Expressing Gratitude for Our Magnificent Planet That Sustains All Life

Eikev, Deuteronomy 7:12–11:25

D'Var Torah By: Cantor Evan Kent

I have been a long-distance runner for most of my adult life: marathons, half-marathons, ultra-marathons, adventure races. Of all the places I’ve run, nothing really compares to the beauty—both natural and man-made–in Jerusalem, my newly adopted home. Within an area of just a few kilometers, I can be running around the walls of the Old City or inside a large urban wildlife refuge.

On Sunday mornings, I frequently take a scenic route that takes me to Gan Sacher, Jerusalem’s equivalent of Manhattan’s Central Park.
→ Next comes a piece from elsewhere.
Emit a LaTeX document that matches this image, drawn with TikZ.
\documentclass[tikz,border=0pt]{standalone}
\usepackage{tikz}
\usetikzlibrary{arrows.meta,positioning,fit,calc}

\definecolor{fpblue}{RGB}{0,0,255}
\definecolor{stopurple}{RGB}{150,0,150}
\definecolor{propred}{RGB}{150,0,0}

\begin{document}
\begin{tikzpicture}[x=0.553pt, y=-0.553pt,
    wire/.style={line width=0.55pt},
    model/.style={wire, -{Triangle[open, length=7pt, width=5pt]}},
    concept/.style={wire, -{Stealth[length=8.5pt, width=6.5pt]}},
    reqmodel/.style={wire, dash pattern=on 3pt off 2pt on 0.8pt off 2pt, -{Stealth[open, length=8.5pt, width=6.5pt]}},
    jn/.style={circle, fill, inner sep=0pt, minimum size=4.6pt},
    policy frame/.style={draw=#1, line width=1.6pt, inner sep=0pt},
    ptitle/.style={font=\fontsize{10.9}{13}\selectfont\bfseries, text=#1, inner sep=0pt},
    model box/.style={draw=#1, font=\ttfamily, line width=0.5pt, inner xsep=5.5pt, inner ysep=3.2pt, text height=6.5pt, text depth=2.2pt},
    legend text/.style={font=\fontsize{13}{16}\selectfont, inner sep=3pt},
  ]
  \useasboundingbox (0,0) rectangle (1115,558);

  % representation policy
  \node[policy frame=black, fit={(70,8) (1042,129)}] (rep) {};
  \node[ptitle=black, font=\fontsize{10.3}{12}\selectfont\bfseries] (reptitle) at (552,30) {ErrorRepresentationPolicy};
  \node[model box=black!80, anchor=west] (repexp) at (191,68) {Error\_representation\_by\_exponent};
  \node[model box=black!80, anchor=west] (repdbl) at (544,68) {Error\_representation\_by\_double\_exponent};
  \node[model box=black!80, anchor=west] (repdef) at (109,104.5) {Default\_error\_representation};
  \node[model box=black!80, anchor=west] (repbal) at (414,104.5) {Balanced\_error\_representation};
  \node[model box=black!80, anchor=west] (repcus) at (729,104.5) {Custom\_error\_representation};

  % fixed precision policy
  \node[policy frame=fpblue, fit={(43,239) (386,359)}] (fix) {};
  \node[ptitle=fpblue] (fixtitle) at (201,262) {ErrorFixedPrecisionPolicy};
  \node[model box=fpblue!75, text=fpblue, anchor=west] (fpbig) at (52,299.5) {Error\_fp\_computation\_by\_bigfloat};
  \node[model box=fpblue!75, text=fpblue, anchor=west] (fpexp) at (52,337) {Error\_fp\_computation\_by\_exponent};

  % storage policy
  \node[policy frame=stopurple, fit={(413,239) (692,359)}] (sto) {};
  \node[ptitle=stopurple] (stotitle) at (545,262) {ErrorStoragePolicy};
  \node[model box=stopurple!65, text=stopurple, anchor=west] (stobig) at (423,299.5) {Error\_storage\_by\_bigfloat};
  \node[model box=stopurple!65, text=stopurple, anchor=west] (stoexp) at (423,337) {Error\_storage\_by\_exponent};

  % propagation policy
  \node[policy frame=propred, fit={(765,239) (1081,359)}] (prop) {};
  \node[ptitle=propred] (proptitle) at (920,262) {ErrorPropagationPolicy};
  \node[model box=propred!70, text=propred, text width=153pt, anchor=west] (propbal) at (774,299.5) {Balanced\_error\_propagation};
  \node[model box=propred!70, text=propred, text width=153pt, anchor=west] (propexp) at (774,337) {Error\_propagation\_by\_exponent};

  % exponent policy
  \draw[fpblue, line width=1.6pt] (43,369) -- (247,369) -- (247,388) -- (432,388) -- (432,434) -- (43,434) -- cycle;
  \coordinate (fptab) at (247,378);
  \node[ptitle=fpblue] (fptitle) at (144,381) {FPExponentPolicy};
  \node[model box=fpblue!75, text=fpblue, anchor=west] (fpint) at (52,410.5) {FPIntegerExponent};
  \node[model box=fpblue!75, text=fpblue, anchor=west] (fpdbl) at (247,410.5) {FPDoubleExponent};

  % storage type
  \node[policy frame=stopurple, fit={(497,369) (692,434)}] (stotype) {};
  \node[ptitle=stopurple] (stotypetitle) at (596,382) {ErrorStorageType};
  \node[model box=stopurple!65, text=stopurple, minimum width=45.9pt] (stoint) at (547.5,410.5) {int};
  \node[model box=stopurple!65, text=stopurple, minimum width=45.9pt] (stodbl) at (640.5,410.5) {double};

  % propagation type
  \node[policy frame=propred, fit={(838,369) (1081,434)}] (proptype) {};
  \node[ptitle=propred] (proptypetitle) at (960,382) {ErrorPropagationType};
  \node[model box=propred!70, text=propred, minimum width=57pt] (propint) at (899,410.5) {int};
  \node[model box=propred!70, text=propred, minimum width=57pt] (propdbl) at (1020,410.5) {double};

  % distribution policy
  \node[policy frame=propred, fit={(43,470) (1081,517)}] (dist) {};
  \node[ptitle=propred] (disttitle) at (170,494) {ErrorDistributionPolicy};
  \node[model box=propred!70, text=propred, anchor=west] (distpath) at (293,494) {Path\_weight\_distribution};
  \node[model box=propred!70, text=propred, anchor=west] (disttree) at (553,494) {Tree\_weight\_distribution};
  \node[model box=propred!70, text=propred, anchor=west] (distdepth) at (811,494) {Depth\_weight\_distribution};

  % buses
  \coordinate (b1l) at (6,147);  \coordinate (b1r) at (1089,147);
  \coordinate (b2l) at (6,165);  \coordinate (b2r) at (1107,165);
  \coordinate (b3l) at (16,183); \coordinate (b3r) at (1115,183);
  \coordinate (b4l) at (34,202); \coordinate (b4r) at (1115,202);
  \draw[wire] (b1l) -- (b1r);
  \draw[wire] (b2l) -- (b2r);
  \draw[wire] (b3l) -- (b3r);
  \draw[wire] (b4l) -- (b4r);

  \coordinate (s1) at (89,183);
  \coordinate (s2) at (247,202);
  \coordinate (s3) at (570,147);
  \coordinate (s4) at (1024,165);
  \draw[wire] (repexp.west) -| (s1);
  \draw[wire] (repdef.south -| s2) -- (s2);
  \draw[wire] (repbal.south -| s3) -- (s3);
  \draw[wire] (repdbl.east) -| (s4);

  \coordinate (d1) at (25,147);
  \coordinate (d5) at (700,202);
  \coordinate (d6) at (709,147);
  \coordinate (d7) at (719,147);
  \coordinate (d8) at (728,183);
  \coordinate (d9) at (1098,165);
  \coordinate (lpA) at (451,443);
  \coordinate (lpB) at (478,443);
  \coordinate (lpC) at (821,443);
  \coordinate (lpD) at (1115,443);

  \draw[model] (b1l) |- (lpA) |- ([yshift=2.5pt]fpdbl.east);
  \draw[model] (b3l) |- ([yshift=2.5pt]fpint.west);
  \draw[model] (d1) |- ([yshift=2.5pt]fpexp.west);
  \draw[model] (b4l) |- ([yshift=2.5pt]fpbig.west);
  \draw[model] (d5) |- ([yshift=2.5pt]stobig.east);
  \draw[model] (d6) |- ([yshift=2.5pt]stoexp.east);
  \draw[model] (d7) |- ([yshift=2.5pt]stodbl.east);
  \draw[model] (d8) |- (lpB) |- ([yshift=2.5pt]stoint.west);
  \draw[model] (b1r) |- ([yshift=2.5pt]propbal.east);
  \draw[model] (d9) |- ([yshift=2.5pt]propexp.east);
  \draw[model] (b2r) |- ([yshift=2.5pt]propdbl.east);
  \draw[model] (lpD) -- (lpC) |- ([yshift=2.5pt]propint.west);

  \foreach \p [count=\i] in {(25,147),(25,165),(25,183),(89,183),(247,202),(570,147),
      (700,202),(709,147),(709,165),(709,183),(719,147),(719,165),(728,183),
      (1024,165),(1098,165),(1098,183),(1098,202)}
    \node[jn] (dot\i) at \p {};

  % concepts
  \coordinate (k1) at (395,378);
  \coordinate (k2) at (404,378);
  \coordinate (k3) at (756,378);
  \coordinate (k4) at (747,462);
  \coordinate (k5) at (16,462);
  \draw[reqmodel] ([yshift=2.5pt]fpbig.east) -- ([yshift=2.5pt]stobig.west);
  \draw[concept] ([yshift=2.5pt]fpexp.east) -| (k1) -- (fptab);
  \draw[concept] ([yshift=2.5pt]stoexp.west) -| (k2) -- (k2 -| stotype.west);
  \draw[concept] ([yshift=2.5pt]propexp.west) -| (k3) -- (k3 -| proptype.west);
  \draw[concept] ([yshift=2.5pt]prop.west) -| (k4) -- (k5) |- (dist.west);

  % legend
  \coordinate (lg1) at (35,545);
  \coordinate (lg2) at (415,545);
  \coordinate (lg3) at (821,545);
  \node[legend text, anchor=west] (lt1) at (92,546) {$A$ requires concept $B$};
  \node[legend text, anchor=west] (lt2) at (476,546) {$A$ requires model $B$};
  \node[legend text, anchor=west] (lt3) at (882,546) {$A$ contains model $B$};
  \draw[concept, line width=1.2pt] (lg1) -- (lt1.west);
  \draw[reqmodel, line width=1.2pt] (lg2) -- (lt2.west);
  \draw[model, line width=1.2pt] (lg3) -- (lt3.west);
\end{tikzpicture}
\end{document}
There are playgrounds, picnic areas, ball fields, and on Sunday morning a ton of trash littering the ground.

In this week’s Torah portion, Eikev we read:

For your God is bringing you into a good land, a land with streams and springs and fountains issuing from plain and hill; a land of wheat and barley, of vines, figs, and pomegranates, a land of olive trees and honey; a land where you may eat food without stint, where you will lack nothing; a land whose rocks are iron and from whose hills you can mine copper. When you have eaten your fill, give thanks to your God for the good land given you. Take care lest you forget the your God and fail to keep God’s commandments, rules, and laws, which I enjoin upon you today.
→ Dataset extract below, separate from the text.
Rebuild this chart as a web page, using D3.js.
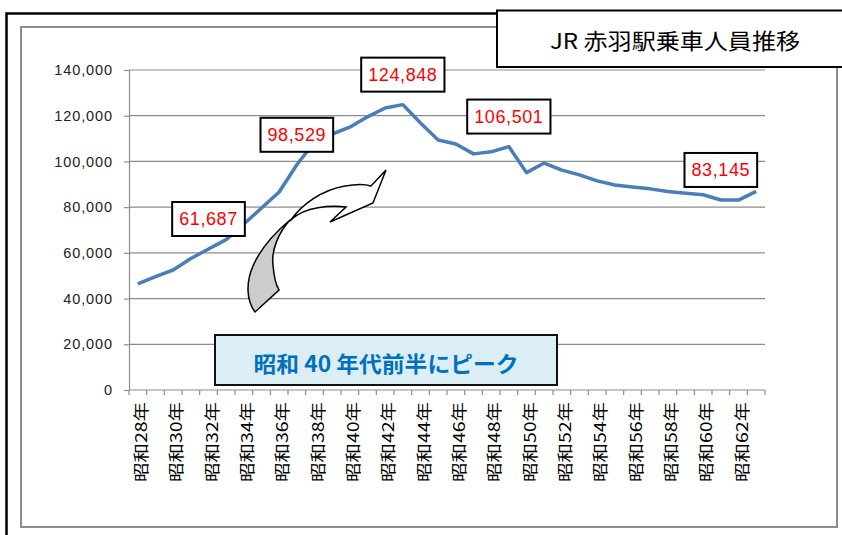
<!DOCTYPE html>
<html lang="ja">

<head>
    <meta charset="UTF-8">
    <title>JR 赤羽駅乗車人員推移</title>
    <script type="text/javascript" src="https://cdn.jsdelivr.net/npm/d3@7"></script>
    <style>
        body { margin: 0; background: #fff; }
    </style>
</head>

<body>
    <svg id="chart"></svg>
</body>

<script>
    // カテゴリ（昭和28年〜昭和63年）
    var categories = [
        "昭和28年", "昭和29年", "昭和30年", "昭和31年", "昭和32年", "昭和33年",
        "昭和34年", "昭和35年", "昭和36年", "昭和37年", "昭和38年", "昭和39年",
        "昭和40年", "昭和41年", "昭和42年", "昭和43年", "昭和44年", "昭和45年",
        "昭和46年", "昭和47年", "昭和48年", "昭和49年", "昭和50年", "昭和51年",
        "昭和52年", "昭和53年", "昭和54年", "昭和55年", "昭和56年", "昭和57年",
        "昭和58年", "昭和59年", "昭和60年", "昭和61年", "昭和62年", "昭和63年"
    ];

    // 乗車人員（1日平均）
    var riders = [
        46400, 49600, 52500, 57500, 61687, 65800,
        72600, 79600, 86600, 98529, 108500, 112000,
        115000, 119500, 123400, 124848, 116800, 109400,
        107600, 103300, 104200, 106501, 95100, 99300,
        96200, 94100, 91500, 89700, 88800, 88000,
        86800, 86100, 85400, 83145, 83100, 86900
    ];

    // 数値ラベルを付ける年
    var labeledYears = ["昭和32年", "昭和37年", "昭和43年", "昭和49年", "昭和61年"];

    // 目盛り
    var yTicks = [0, 20000, 40000, 60000, 80000, 100000, 120000, 140000];
    var xTickLabels = categories.filter(function (d, i) { return i % 2 === 0; });

    var title = "JR 赤羽駅乗車人員推移";
    var note = "昭和 40 年代前半にピーク";

    var width = 842, height = 535;
    var margin = { left: 129, right: 77, top: 70, bottom: 145 };

    var svg = d3.select("#chart")
        .attr("width", width)
        .attr("height", height)
        .style("font-family", "'Liberation Sans', Arial, sans-serif");

    // 外枠
    svg.append("rect")
        .attr("x", 6.5).attr("y", 13.5)
        .attr("width", 860).attr("height", 540)
        .attr("fill", "#fff")
        .attr("stroke", "#000").attr("stroke-width", 2.5);

    svg.append("rect")
        .attr("x", 21).attr("y", 27)
        .attr("width", 816).attr("height", 500)
        .attr("fill", "#fff")
        .attr("stroke", "#8c8c8c").attr("stroke-width", 2);

    // スケール
    var x = d3.scaleBand()
        .domain(categories)
        .range([margin.left, width - margin.right]);

    var y = d3.scaleLinear()
        .domain([0, 140000])
        .range([height - margin.bottom, margin.top]);

    var cx = function (d) { return x(d) + x.bandwidth() / 2; };

    // 目盛線
    svg.append("g")
        .selectAll("line")
        .data(yTicks.filter(function (d) { return d > 0; }))
        .enter()
        .append("line")
        .attr("x1", margin.left).attr("x2", width - margin.right)
        .attr("y1", function (d) { return y(d); })
        .attr("y2", function (d) { return y(d); })
        .attr("stroke", "#8c8c8c").attr("stroke-width", 1.2);

    // Y軸
    var yAxis = svg.append("g")
        .attr("transform", "translate(" + margin.left + ",0)")
        .call(d3.axisLeft(y).tickValues(yTicks).tickSize(5).tickPadding(11)
            .tickFormat(d3.format(",")));
    yAxis.selectAll("path, line").attr("stroke", "#8c8c8c").attr("stroke-width", 1.2);
    yAxis.selectAll("text")
        .attr("fill", "#222")
        .style("font-size", "14.5px")
        .style("letter-spacing", "0.9px")
        .style("font-family", "'Liberation Sans', Arial, sans-serif");

    // X軸（目盛りは各カテゴリの境界）
    var xBase = svg.append("g")
        .attr("transform", "translate(0," + (height - margin.bottom) + ")");
    xBase.append("line")
        .attr("x1", margin.left).attr("x2", width - margin.right)
        .attr("stroke", "#8c8c8c").attr("stroke-width", 1.2);
    xBase.selectAll(".tick")
        .data(categories.concat(["end"]))
        .enter()
        .append("line")
        .attr("class", "tick")
        .attr("x1", function (d, i) { return margin.left + i * x.bandwidth(); })
        .attr("x2", function (d, i) { return margin.left + i * x.bandwidth(); })
        .attr("y1", 0).attr("y2", 5)
        .attr("stroke", "#8c8c8c").attr("stroke-width", 1.2);

    xBase.selectAll(".xlabel")
        .data(xTickLabels)
        .enter()
        .append("text")
        .attr("class", "xlabel")
        .attr("transform", function (d) {
            return "translate(" + (cx(d) + 2) + ",52) rotate(-90)";
        })
        .attr("text-anchor", "middle")
        .attr("dominant-baseline", "central")
        .attr("textLength", 80)
        .attr("lengthAdjust", "spacingAndGlyphs")
        .style("font-family", "'Noto Sans CJK JP', sans-serif")
        .style("font-size", "16px")
        .attr("fill", "#000")
        .text(function (d) { return d; });

    // 折れ線
    var line = d3.line()
        .x(function (d, i) { return cx(categories[i]); })
        .y(function (d) { return y(d); });

    svg.append("path")
        .datum(riders)
        .attr("d", line)
        .attr("fill", "none")
        .attr("stroke", "#4a7ebb")
        .attr("stroke-width", 3.5)
        .attr("stroke-linejoin", "round");

    // 矢印（曲線ブロック矢印）
    svg.append("path")
        .attr("d", "M290,221 C302,204 322,190 345,186 C356,184 365,184 371,186 L386,170 L373,203 L330,222 L346,207 C330,205 305,207 292,219 Z")
        .attr("fill", "#fff").attr("stroke", "#000").attr("stroke-width", 1.5)
        .attr("stroke-linejoin", "miter");
    svg.append("path")
        .attr("d", "M255,312 C246,300 246,282 253,266 C260,250 272,235 290,220 C279,232 271,250 273,265 C274,278 276,285 279,290 Z")
        .attr("fill", "#cccccc").attr("stroke", "#000").attr("stroke-width", 1.5)
        .attr("stroke-linejoin", "miter");

    // 数値ラベル
    var fmt = d3.format(",");
    var labels = svg.append("g")
        .selectAll("g")
        .data(labeledYears)
        .enter()
        .append("g")
        .attr("transform", function (d) {
            return "translate(" + cx(d) + "," + (y(riders[categories.indexOf(d)]) - 30) + ")";
        });

    labels.append("text")
        .attr("text-anchor", "middle")
        .attr("dominant-baseline", "central")
        .attr("fill", "#ff0000")
        .style("font-size", "18px")
        .style("letter-spacing", "0.6px")
        .text(function (d) { return fmt(riders[categories.indexOf(d)]); });

    labels.insert("rect", "text")
        .each(function () {
            var bb = this.parentNode.querySelector("text").getBBox();
            d3.select(this)
                .attr("x", -bb.width / 2 - 7)
                .attr("y", -17)
                .attr("width", bb.width + 14)
                .attr("height", 34);
        })
        .attr("fill", "#fff")
        .attr("stroke", "#000").attr("stroke-width", 2);

    // コメント枠
    svg.append("rect")
        .attr("x", 215).attr("y", 335)
        .attr("width", 342).attr("height", 50)
        .attr("fill", "#dbeef4")
        .attr("stroke", "#111").attr("stroke-width", 2);
    svg.append("text")
        .attr("x", 386).attr("y", 362)
        .attr("text-anchor", "middle")
        .attr("dominant-baseline", "central")
        .attr("textLength", 265)
        .attr("lengthAdjust", "spacingAndGlyphs")
        .attr("fill", "#0070c0")
        .style("font-family", "'Noto Sans CJK JP', sans-serif")
        .style("font-size", "22px")
        .style("font-weight", "bold")
        .text(note);

    // タイトル枠
    svg.append("rect")
        .attr("x", 497).attr("y", 10.5)
        .attr("width", 360).attr("height", 56.5)
        .attr("fill", "#fff")
        .attr("stroke", "#000").attr("stroke-width", 2);
    svg.append("text")
        .attr("x", 675).attr("y", 39)
        .attr("text-anchor", "middle")
        .attr("dominant-baseline", "central")
        .attr("textLength", 250)
        .attr("lengthAdjust", "spacingAndGlyphs")
        .attr("fill", "#000")
        .style("font-family", "'Noto Sans CJK JP', sans-serif")
        .style("font-size", "22px")
        .text(title);
</script>

</html>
The people are told they will soon enter a land filled with the historic seven species, as well as a land rich in mineral deposits: iron and copper, as well as copious amounts of clean water. The Israelites are blessed with multiple environmental gifts and it might be expected that subsequent and adjacent verses would caution us to respect the land and the bounty of the fields and trees, but the Torah does not offer this warning. Instead, we are told that the bounty of the land is predicated on the collective remembering of God’s continued beneficence to the Israelite nation. In order for the Israelite nation to receive the fruit of the earth, the fledgling Israelite nation is told:

Do not forget the Eternal your God—who freed you from the land of Egypt, the house of bondage…who brought forth water, who fed you manna…Remember that is the Eternal your God who gives you the power to get wealth, in fulfilment of the covenant… (Deut 8:12-18)
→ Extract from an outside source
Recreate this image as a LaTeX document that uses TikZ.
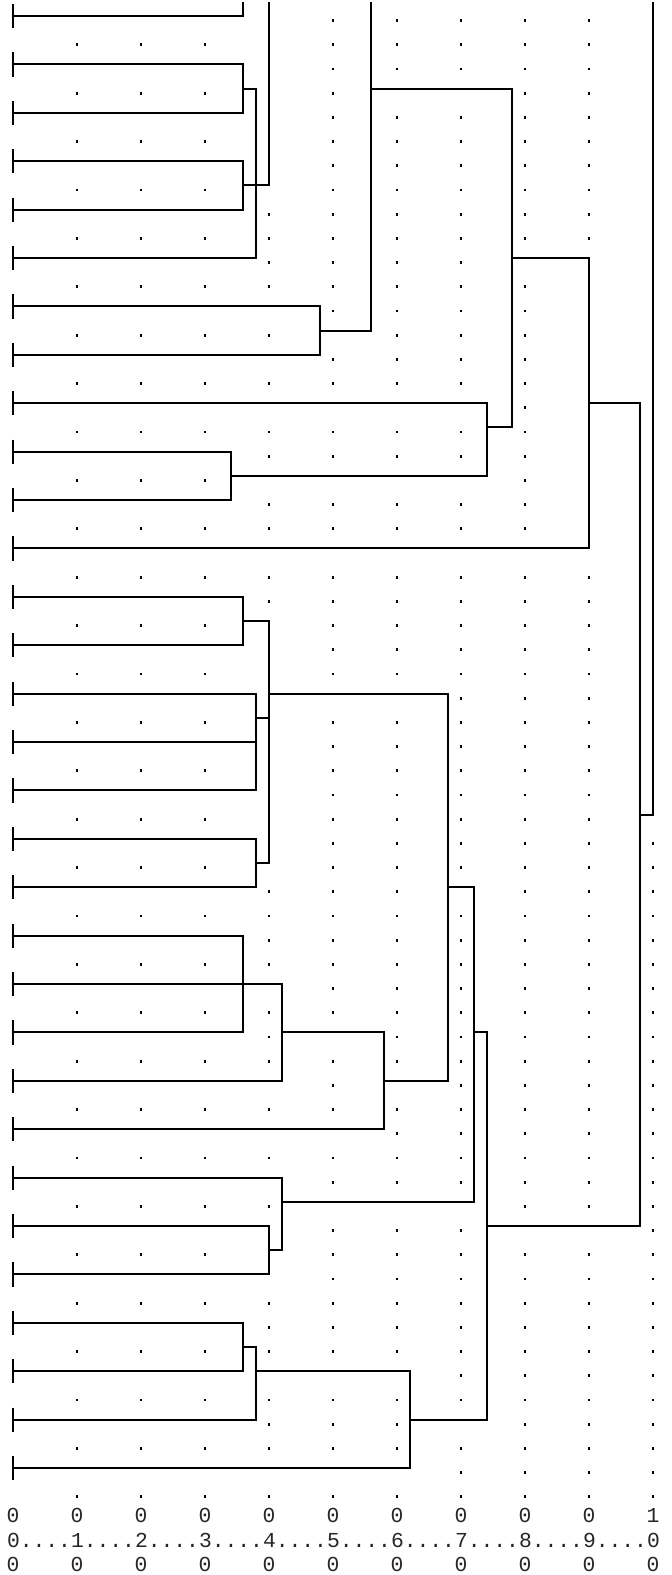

Over and over, throughout the Torah, the Israelites are told to remember and recall their Exodus from Egypt and that they are all descendants of slaves. This act of remembrance is so fundamental to development as a people, that in the morning prayer service we are asked to recall six episodes from Torah, including the Exodus from Egypt:

            Recall the Exodus from Egypt

            Recall Amalek

            Recall standing at Sinai

            Recall the Golden Calf

            Recall Korach

            Recall Shabbat- the first gift (Mishkan Tefillah, p. 43)

In this time of heightened awareness of the risks of climate change, environmental despoliation, and food insecurity, perhaps we need to add another remembrance. One that  predates the Exodus, one that goes back to the Garden of Eden. In Genesis, Adam and Eve are told it is their responsibility to “work and keep” the Garden (Genesis 2:15) and in Ecclesiastes Rabbah we are told, “Observe how beautiful is the work of my creation. Take care not to destroy it, for no one will repair it after you” (Ecclesiastes Rabbah 7:13). And the Psalmist tells us: “The Earth is the Lord’s and the fullness thereof, the world and those who live in it” (Psalms 24:1). As Jews throughout the world, and especially here in Israel, we need to remember that the food we eat and the natural resources we enjoy are gifts.

My running through the Jerusalem’s streets early in the morning is a form of moving meditation: I sing, I pray, and I rejoice in the brilliance and wonder of the human body. Maybe it’s time that I add these remembrances to my daily ritual to offer thanksgiving for who we are as a people, but also gratitude for the privilege of being a steward of this magnificent planet that sustains all life.